— Start of DATA EXTRACT —

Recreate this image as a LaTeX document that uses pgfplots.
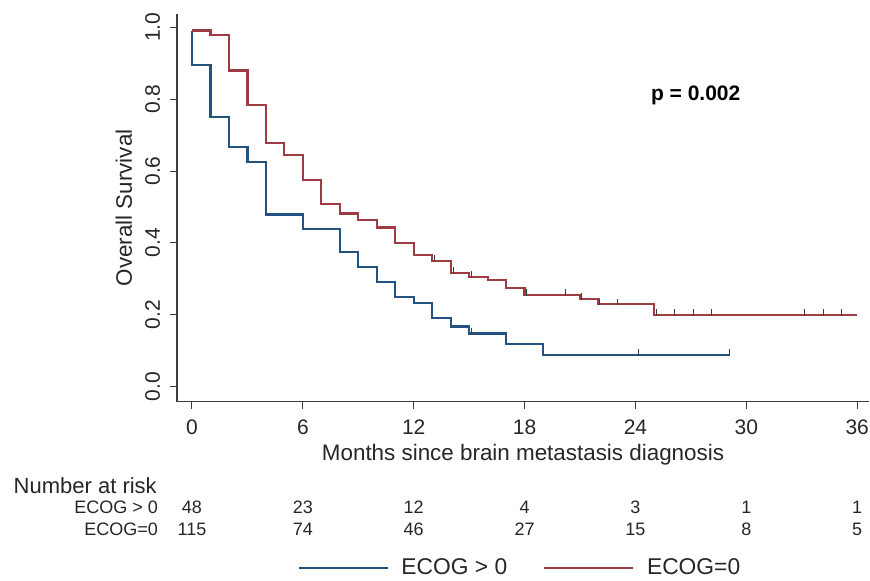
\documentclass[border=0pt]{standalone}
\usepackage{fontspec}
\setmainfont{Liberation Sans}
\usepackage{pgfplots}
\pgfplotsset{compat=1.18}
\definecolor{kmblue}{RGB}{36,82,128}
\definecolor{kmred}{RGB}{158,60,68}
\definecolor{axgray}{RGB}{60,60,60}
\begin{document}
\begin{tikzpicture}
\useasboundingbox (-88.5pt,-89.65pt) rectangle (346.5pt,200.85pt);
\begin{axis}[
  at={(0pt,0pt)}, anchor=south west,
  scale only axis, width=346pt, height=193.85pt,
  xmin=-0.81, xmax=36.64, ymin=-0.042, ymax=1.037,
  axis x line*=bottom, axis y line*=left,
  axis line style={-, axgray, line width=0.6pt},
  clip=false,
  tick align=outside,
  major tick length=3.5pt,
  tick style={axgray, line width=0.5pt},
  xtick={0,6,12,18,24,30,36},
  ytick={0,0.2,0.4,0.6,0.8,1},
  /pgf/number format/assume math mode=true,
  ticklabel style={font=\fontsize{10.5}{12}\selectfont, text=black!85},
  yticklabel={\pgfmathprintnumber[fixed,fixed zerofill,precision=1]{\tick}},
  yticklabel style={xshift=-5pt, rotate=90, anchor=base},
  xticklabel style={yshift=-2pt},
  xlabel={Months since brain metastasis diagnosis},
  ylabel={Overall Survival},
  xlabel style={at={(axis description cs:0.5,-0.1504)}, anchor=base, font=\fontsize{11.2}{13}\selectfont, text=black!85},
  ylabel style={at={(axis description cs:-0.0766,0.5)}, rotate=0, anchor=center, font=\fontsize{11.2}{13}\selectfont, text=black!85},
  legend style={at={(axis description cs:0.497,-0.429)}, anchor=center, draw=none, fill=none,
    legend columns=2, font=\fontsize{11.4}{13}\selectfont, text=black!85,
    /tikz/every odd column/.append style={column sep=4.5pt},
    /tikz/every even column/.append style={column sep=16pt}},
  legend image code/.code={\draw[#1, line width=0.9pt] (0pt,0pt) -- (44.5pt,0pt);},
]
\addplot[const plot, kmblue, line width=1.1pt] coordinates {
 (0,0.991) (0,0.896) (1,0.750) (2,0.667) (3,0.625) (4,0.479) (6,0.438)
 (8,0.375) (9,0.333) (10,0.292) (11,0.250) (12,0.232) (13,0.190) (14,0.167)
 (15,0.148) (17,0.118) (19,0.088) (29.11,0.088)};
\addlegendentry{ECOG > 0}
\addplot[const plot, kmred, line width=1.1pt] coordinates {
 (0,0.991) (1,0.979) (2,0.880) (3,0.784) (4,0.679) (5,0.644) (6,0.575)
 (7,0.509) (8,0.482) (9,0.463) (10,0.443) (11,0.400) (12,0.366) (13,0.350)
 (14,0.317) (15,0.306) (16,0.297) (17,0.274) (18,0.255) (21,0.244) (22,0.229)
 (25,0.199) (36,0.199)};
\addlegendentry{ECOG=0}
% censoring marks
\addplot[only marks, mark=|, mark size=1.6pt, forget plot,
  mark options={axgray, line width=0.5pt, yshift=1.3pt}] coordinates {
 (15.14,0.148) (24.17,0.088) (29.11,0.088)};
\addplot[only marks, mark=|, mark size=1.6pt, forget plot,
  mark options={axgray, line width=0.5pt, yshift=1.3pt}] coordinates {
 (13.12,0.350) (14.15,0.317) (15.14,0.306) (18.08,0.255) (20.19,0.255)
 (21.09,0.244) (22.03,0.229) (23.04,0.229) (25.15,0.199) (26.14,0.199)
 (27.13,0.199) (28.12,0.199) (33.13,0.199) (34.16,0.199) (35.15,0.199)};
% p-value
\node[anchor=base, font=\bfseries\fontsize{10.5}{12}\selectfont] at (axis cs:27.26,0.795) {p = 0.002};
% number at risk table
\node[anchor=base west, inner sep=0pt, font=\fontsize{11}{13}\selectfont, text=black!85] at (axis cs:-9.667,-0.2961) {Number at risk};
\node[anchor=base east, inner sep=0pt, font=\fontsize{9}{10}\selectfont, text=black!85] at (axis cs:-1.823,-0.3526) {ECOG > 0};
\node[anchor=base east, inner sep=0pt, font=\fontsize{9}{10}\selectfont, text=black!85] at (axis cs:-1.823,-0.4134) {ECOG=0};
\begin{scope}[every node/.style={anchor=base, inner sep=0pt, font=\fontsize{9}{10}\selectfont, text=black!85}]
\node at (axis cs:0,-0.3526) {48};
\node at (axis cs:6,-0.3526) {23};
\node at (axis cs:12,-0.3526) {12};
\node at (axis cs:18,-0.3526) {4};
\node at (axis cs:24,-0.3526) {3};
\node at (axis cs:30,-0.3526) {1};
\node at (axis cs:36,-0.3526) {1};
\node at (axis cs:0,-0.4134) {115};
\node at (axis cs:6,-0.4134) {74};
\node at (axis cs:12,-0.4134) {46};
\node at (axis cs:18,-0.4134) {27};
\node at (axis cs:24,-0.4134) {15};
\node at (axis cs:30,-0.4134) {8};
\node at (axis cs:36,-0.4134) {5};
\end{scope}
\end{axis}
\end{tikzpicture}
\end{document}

— End of DATA EXTRACT —

Set the data above down again exactly as given, with no pictures.

Recreate this image as a LaTeX document that uses pgfplots.
\documentclass[border=0pt]{standalone}
\usepackage{fontspec}
\setmainfont{Liberation Sans}
\usepackage{pgfplots}
\pgfplotsset{compat=1.18}
\definecolor{kmblue}{RGB}{36,82,128}
\definecolor{kmred}{RGB}{158,60,68}
\definecolor{axgray}{RGB}{60,60,60}
\begin{document}
\begin{tikzpicture}
\useasboundingbox (-88.5pt,-89.65pt) rectangle (346.5pt,200.85pt);
\begin{axis}[
  at={(0pt,0pt)}, anchor=south west,
  scale only axis, width=346pt, height=193.85pt,
  xmin=-0.81, xmax=36.64, ymin=-0.042, ymax=1.037,
  axis x line*=bottom, axis y line*=left,
  axis line style={-, axgray, line width=0.6pt},
  clip=false,
  tick align=outside,
  major tick length=3.5pt,
  tick style={axgray, line width=0.5pt},
  xtick={0,6,12,18,24,30,36},
  ytick={0,0.2,0.4,0.6,0.8,1},
  /pgf/number format/assume math mode=true,
  ticklabel style={font=\fontsize{10.5}{12}\selectfont, text=black!85},
  yticklabel={\pgfmathprintnumber[fixed,fixed zerofill,precision=1]{\tick}},
  yticklabel style={xshift=-5pt, rotate=90, anchor=base},
  xticklabel style={yshift=-2pt},
  xlabel={Months since brain metastasis diagnosis},
  ylabel={Overall Survival},
  xlabel style={at={(axis description cs:0.5,-0.1504)}, anchor=base, font=\fontsize{11.2}{13}\selectfont, text=black!85},
  ylabel style={at={(axis description cs:-0.0766,0.5)}, rotate=0, anchor=center, font=\fontsize{11.2}{13}\selectfont, text=black!85},
  legend style={at={(axis description cs:0.497,-0.429)}, anchor=center, draw=none, fill=none,
    legend columns=2, font=\fontsize{11.4}{13}\selectfont, text=black!85,
    /tikz/every odd column/.append style={column sep=4.5pt},
    /tikz/every even column/.append style={column sep=16pt}},
  legend image code/.code={\draw[#1, line width=0.9pt] (0pt,0pt) -- (44.5pt,0pt);},
]
\addplot[const plot, kmblue, line width=1.1pt] coordinates {
 (0,0.991) (0,0.896) (1,0.750) (2,0.667) (3,0.625) (4,0.479) (6,0.438)
 (8,0.375) (9,0.333) (10,0.292) (11,0.250) (12,0.232) (13,0.190) (14,0.167)
 (15,0.148) (17,0.118) (19,0.088) (29.11,0.088)};
\addlegendentry{ECOG > 0}
\addplot[const plot, kmred, line width=1.1pt] coordinates {
 (0,0.991) (1,0.979) (2,0.880) (3,0.784) (4,0.679) (5,0.644) (6,0.575)
 (7,0.509) (8,0.482) (9,0.463) (10,0.443) (11,0.400) (12,0.366) (13,0.350)
 (14,0.317) (15,0.306) (16,0.297) (17,0.274) (18,0.255) (21,0.244) (22,0.229)
 (25,0.199) (36,0.199)};
\addlegendentry{ECOG=0}
% censoring marks
\addplot[only marks, mark=|, mark size=1.6pt, forget plot,
  mark options={axgray, line width=0.5pt, yshift=1.3pt}] coordinates {
 (15.14,0.148) (24.17,0.088) (29.11,0.088)};
\addplot[only marks, mark=|, mark size=1.6pt, forget plot,
  mark options={axgray, line width=0.5pt, yshift=1.3pt}] coordinates {
 (13.12,0.350) (14.15,0.317) (15.14,0.306) (18.08,0.255) (20.19,0.255)
 (21.09,0.244) (22.03,0.229) (23.04,0.229) (25.15,0.199) (26.14,0.199)
 (27.13,0.199) (28.12,0.199) (33.13,0.199) (34.16,0.199) (35.15,0.199)};
% p-value
\node[anchor=base, font=\bfseries\fontsize{10.5}{12}\selectfont] at (axis cs:27.26,0.795) {p = 0.002};
% number at risk table
\node[anchor=base west, inner sep=0pt, font=\fontsize{11}{13}\selectfont, text=black!85] at (axis cs:-9.667,-0.2961) {Number at risk};
\node[anchor=base east, inner sep=0pt, font=\fontsize{9}{10}\selectfont, text=black!85] at (axis cs:-1.823,-0.3526) {ECOG > 0};
\node[anchor=base east, inner sep=0pt, font=\fontsize{9}{10}\selectfont, text=black!85] at (axis cs:-1.823,-0.4134) {ECOG=0};
\begin{scope}[every node/.style={anchor=base, inner sep=0pt, font=\fontsize{9}{10}\selectfont, text=black!85}]
\node at (axis cs:0,-0.3526) {48};
\node at (axis cs:6,-0.3526) {23};
\node at (axis cs:12,-0.3526) {12};
\node at (axis cs:18,-0.3526) {4};
\node at (axis cs:24,-0.3526) {3};
\node at (axis cs:30,-0.3526) {1};
\node at (axis cs:36,-0.3526) {1};
\node at (axis cs:0,-0.4134) {115};
\node at (axis cs:6,-0.4134) {74};
\node at (axis cs:12,-0.4134) {46};
\node at (axis cs:18,-0.4134) {27};
\node at (axis cs:24,-0.4134) {15};
\node at (axis cs:30,-0.4134) {8};
\node at (axis cs:36,-0.4134) {5};
\end{scope}
\end{axis}
\end{tikzpicture}
\end{document}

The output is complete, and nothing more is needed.